Operational integration presents another significant challenge. Air India and Vistara, while both established brands, operate on different business models and have distinct operational strategies. Air India, with its legacy as the national carrier, operates a larger fleet with a focus on international routes and long-haul flights. In contrast, Vistara, a joint venture between Tata Sons and Singapore Airlines, is known for its premium domestic service and a more modern fleet.

Aligning these operational models will require harmonizing diverse fleets, consolidating booking systems, and integrating different service protocols. For instance, Air India’s fleet includes a mix of Boeing and Airbus aircraft, whereas Vistara has primarily focused on a more streamlined, newer fleet. Synchronizing maintenance, pilot training, and operational procedures across these varied fleets is a logistical challenge that needs meticulous planning.

Moreover, the integration of flight schedules, frequent flyer programs, and customer service standards are crucial to present a unified brand experience to passengers. Ensuring smooth transitions while maintaining service quality will be pivotal in retaining customer trust and loyalty during the merger process.

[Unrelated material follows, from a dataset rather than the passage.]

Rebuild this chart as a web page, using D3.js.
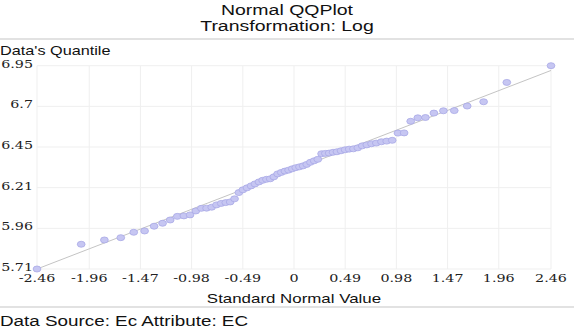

(Image credit: Business Today)

Cultural Challenges: Bridging Two Distinct Identities

Cultural integration is another layer of complexity in this merger. Air India and Vistara have distinct brand identities and corporate cultures. Air India carries the legacy of being India’s first airline with a deep-rooted connection to the country’s heritage, while Vistara has positioned itself as a modern, premium brand focused on providing a superior flying experience.

Bridging these cultural differences involves more than just rebranding; it requires aligning the workforce under a common vision. Employee integration, including alignment of corporate values, standardizing HR policies, and ensuring smooth collaboration between teams from different organizational backgrounds, will be critical. Employee morale and engagement will need to be carefully managed to ensure that the merger does not disrupt service quality.

Opportunities: A New Era of Indian Aviation

Despite the challenges, the merger brings significant opportunities. The combined entity is expected to offer expanded routes, providing passengers with enhanced connectivity across domestic and international destinations. This expansion is particularly crucial as the Indian aviation market is projected to become the third-largest globally by 2025, driven by rising middle-class incomes and increasing demand for air travel.

Enhanced service offerings are also on the horizon. With Vistara’s reputation for premium services and Air India’s extensive network, the merged airline can leverage the strengths of both to offer a comprehensive, high-quality travel experience. This can include improved in-flight amenities, better loyalty programs, and more seamless travel options across a larger network.

The merger also positions the new airline group to strengthen its market presence, not just in India, but on the global stage. By combining resources, expertise, and networks, the merged entity can more effectively compete with global carriers, enhancing India’s position in international aviation.